# Ex: Exponential Function Applications – Increasing Investment Value (Change of Base Used)

In 2011 TabaSue had a \$2,000 savings bond that had reached maturity
and she invested \$6,000 in a savings account that paid 4.1% interest compounded annually. The formula that can be used to represent the growth of TabaSue’s
savings can be modeled by A of t equals 2000 plus 6000 times 1.041 raised to the power of t where
A of t is the accrued value of the investments t years after 2011. So it’s important to
note here that t is the number of years after 2011, t is not the actual year. We want to use the information to answer the following two questions. First determine the
accrued value of TabaSue’s investments in the year 2020. Round your answer to two decimal places. So the first step is to determine what value of t represents 2020. Well we know t equals zero. Represents the year 2011. And since 2020 is nine years after 2011, t equals nine represents the year 2020. If we ever have a difficult time determining the value of t, t is always going to be
equal to the desired year, in this case 2020, minus the base year, in this case 2011, which gives us a t value of nine. Now that we know t equals
nine represents the year 2020, to find the accrued value, we want to determine A of nine. So we substitute nine for t, so we’d have 2000 plus 6000 times 1.041, raised to the power of nine. And now we’ll go to the calculator to approximate this value
to two decimal places. So 2000 plus 6000 times 1.041, I’m going to raise this
to the ninth power. And press enter. So the approximate value
would be \$10,614.06. Now we want to determine
in what year TabaSue’s investment will reach an
accrued value of \$12,530.80. And we’re asked to round
to the nearest year.

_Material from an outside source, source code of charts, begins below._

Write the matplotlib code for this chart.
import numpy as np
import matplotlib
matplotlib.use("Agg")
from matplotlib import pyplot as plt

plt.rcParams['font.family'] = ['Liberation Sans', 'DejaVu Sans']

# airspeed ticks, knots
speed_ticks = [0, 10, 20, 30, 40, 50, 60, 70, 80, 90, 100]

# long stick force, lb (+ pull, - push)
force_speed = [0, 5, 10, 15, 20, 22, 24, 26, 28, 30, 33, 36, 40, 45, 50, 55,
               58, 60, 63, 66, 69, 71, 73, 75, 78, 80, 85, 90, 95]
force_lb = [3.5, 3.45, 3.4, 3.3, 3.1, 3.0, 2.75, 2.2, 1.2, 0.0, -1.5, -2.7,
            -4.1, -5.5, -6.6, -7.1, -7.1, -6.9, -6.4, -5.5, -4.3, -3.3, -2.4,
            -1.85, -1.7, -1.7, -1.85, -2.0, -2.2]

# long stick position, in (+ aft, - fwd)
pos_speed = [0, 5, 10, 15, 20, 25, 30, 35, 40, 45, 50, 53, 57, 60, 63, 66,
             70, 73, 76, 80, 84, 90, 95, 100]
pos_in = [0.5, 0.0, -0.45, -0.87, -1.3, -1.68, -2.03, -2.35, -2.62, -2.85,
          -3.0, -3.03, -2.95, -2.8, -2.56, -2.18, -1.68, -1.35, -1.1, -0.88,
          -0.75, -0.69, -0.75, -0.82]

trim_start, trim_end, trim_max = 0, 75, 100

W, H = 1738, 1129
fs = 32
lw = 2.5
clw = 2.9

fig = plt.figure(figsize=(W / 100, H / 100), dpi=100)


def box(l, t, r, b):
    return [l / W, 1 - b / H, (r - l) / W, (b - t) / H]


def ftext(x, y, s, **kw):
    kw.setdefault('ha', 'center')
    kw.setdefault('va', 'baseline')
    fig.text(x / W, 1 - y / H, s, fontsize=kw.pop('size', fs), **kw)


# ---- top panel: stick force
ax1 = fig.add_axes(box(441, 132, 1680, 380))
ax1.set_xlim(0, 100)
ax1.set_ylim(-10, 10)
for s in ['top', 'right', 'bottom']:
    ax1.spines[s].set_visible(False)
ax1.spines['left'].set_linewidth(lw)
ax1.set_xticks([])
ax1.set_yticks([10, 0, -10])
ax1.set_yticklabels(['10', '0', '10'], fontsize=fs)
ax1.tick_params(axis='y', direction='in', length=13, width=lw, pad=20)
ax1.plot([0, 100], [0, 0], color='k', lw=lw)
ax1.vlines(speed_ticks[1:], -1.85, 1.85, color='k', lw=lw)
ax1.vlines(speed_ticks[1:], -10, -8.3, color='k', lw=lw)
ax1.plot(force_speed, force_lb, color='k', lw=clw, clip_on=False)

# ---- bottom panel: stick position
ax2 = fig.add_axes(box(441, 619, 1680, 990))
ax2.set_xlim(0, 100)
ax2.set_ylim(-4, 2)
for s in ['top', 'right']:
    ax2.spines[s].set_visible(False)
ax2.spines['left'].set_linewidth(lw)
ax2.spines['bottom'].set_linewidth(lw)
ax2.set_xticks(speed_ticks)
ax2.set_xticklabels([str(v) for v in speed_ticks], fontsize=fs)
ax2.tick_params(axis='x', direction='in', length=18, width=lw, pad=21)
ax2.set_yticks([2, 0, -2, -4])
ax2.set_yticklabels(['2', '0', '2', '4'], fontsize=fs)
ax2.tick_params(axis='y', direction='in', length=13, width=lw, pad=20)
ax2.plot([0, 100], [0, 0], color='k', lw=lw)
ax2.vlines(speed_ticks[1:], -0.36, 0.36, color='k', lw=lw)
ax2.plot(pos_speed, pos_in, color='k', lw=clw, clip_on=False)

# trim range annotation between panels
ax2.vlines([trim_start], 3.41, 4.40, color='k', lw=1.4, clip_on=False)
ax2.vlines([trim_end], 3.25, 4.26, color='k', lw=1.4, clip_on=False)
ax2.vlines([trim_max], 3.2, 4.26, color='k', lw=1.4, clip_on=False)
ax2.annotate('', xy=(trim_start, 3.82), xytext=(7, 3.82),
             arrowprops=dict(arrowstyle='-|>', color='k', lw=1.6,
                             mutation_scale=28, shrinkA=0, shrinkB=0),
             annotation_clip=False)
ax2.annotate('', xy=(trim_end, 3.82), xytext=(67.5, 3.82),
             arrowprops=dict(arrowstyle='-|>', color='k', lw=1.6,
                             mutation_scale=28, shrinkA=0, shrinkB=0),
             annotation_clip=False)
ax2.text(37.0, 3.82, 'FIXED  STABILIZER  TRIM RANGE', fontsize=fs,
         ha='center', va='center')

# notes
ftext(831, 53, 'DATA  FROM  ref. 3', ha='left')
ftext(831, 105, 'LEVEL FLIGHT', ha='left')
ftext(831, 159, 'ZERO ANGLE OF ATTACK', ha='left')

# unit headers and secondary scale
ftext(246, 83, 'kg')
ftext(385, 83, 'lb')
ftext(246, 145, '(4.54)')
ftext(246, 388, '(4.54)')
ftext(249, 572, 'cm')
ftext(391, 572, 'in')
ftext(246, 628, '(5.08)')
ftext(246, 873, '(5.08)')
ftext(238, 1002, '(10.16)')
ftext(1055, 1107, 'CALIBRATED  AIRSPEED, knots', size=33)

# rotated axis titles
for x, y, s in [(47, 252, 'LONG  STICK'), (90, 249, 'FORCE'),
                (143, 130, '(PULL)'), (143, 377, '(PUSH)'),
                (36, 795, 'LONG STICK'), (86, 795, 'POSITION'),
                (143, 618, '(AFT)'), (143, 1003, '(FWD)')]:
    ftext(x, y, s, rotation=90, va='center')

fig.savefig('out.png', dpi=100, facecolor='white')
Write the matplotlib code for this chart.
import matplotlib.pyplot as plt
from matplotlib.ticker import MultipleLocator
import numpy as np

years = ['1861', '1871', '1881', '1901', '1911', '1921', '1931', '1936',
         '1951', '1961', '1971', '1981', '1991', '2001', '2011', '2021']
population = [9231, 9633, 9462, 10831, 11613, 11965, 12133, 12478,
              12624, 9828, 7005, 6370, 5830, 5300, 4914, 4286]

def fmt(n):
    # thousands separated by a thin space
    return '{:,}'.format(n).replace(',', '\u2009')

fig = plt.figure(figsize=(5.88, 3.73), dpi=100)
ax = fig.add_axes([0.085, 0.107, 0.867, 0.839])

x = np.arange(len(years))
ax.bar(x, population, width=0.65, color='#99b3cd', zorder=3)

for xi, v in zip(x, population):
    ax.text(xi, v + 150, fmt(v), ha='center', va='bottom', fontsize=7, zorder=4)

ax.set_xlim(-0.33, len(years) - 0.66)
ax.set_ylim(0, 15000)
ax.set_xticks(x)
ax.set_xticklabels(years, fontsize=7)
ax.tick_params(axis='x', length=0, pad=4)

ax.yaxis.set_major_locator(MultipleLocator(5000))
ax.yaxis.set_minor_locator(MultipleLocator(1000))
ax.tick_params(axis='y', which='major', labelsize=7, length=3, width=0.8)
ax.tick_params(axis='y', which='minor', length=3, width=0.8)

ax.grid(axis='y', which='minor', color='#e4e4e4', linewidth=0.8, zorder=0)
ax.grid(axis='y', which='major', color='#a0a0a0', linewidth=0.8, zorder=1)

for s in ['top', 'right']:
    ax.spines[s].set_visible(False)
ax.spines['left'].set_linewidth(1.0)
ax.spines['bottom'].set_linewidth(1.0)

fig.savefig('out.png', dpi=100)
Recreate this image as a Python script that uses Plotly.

So now we’re given the value of A of t, A of t equals \$12,530.80. We want to determine the
value of t or the input That would give us this
output of this function value. So we’ll substitute this value for A of t, creating an exponential equation which we’ll then solve for t. Meaning we want to solve the equation 12,530.8 equals 2,000 plus 6,000 times 1.041, raised to the power of t. Now when we solve this equation for t, this will give us the
number of years after 2011 so to find the actual year, we’ll have to add the value
of t to the base year of 2011. Let’s go ahead and solve
this on the next slide. We first want to isolate the exponential part of the equation. Meaning we want to isolate 1.041 raised to the power of t. So we’ll begin by subtracting 2,000 on both sides of the equation. So this will give us 10,530.8 equals, this is zero, 6,000 times 1.041 raised to the power of t. And now for the next step we’ll
divide both sides by 6000. This simplifies to one. Now what we don’t want
to do here on the left is find this quotient
and round this value. And then perform another
calculation and round again. Because that would give
us too much of an error. So we’re going to go ahead and leave the left side as this quotient, so we have 10,530.8 divided by 6,000 equals 1.041 raised to the power of t. Now that we’ve isolated
the exponential part of the equation we have a choice on how to solve this equation. We could apply the power property of logarithms that was given here, and then solve for t, or we can write the exponential
equation as a log equation and then apply the change of base formula. For this example we’ll write
the exponential equation as the log equation and then use the change of base formula. To do this we need to be
able to identify the base, the exponent, and the number. So notice for our exponential equation, the base is 1.041, the exponent is t, and the number would be this quotient. Which means as a log equation, we would have log base 1.041 of the quotient 10,530.8 divided by 6,000
must equal the exponent t. And now to evaluate this logarithm, we’ll use the change of
base formula given here and we’ll use the common log. And therefore t is equal to the common log of the quotient 10,530.8 divided by 6,000 divided by the common
log of the base 1.041. And now we’ll go to the calculator and round t to the nearest year. The common log key is here. So common log of the quotient 10,530.8 divided by 6,000. Closed parenthesis. Divided by the common log of 1.041, closed parenthesis and enter. We’re asked to round to the nearest year. So we’ll round this to 14 years. Now that we know that t
is approximately 14 years, we can now determine in what year the investment account will reach
the value of \$12,530.80. The year would be equal to 2011 plus t or in this case 2011 plus 14, which gives us 2025. I hope you found this helpful.